## Start
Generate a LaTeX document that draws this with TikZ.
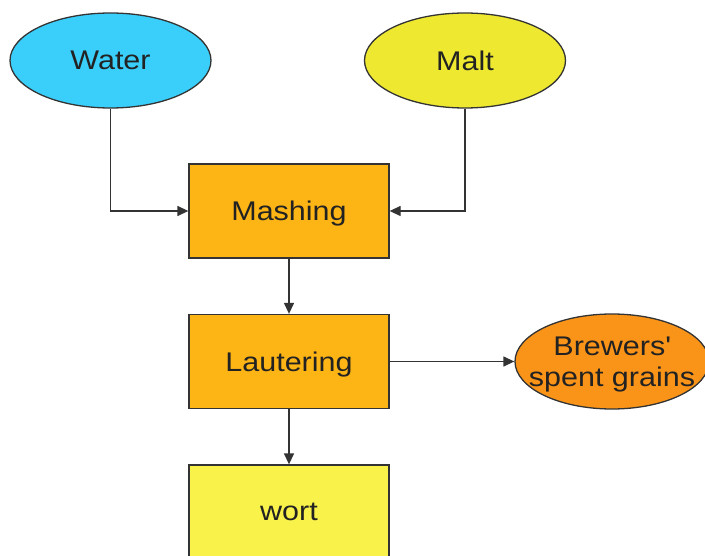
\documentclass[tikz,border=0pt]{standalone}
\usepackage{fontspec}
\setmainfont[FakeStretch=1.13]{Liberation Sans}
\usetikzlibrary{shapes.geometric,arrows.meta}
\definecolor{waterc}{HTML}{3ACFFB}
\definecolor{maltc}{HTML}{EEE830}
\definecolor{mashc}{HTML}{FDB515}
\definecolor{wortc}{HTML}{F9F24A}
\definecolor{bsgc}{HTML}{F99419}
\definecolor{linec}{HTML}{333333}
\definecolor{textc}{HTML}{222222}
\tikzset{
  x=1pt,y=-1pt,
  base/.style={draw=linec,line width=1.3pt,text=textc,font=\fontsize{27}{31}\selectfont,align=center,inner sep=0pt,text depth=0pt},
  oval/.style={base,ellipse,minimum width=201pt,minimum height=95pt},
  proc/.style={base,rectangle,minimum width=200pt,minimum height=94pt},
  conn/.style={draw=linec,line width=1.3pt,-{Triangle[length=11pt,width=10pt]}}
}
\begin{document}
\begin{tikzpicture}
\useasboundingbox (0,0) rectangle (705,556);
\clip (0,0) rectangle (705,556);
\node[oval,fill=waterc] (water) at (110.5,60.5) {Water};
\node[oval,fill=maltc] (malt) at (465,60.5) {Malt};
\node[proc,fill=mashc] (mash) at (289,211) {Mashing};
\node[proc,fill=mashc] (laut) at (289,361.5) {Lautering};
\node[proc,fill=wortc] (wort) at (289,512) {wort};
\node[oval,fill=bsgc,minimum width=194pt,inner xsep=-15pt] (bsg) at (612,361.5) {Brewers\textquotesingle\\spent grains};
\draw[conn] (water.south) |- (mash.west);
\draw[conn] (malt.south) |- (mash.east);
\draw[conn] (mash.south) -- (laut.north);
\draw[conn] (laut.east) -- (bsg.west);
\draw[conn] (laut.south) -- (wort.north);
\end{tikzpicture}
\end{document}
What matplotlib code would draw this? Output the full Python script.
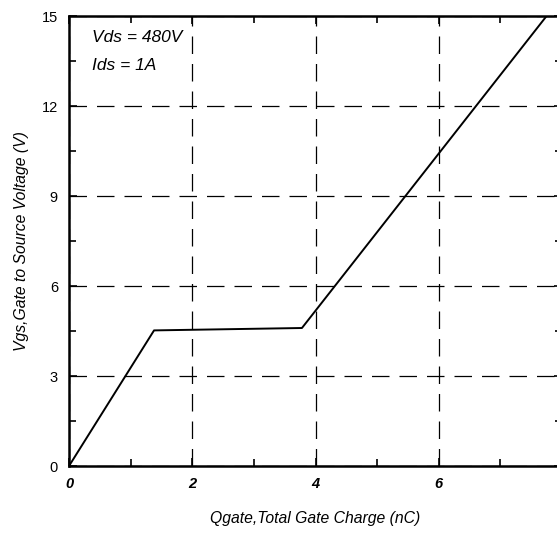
## End
**Exercise description:** Without including the pictures, reproduce all entries exactly.

**Exercise output:**
Generate a LaTeX document that draws this with TikZ.
\documentclass[tikz,border=0pt]{standalone}
\usepackage{fontspec}
\setmainfont[FakeStretch=1.13]{Liberation Sans}
\usetikzlibrary{shapes.geometric,arrows.meta}
\definecolor{waterc}{HTML}{3ACFFB}
\definecolor{maltc}{HTML}{EEE830}
\definecolor{mashc}{HTML}{FDB515}
\definecolor{wortc}{HTML}{F9F24A}
\definecolor{bsgc}{HTML}{F99419}
\definecolor{linec}{HTML}{333333}
\definecolor{textc}{HTML}{222222}
\tikzset{
  x=1pt,y=-1pt,
  base/.style={draw=linec,line width=1.3pt,text=textc,font=\fontsize{27}{31}\selectfont,align=center,inner sep=0pt,text depth=0pt},
  oval/.style={base,ellipse,minimum width=201pt,minimum height=95pt},
  proc/.style={base,rectangle,minimum width=200pt,minimum height=94pt},
  conn/.style={draw=linec,line width=1.3pt,-{Triangle[length=11pt,width=10pt]}}
}
\begin{document}
\begin{tikzpicture}
\useasboundingbox (0,0) rectangle (705,556);
\clip (0,0) rectangle (705,556);
\node[oval,fill=waterc] (water) at (110.5,60.5) {Water};
\node[oval,fill=maltc] (malt) at (465,60.5) {Malt};
\node[proc,fill=mashc] (mash) at (289,211) {Mashing};
\node[proc,fill=mashc] (laut) at (289,361.5) {Lautering};
\node[proc,fill=wortc] (wort) at (289,512) {wort};
\node[oval,fill=bsgc,minimum width=194pt,inner xsep=-15pt] (bsg) at (612,361.5) {Brewers\textquotesingle\\spent grains};
\draw[conn] (water.south) |- (mash.west);
\draw[conn] (malt.south) |- (mash.east);
\draw[conn] (mash.south) -- (laut.north);
\draw[conn] (laut.east) -- (bsg.west);
\draw[conn] (laut.south) -- (wort.north);
\end{tikzpicture}
\end{document}
What matplotlib code would draw this? Output the full Python script.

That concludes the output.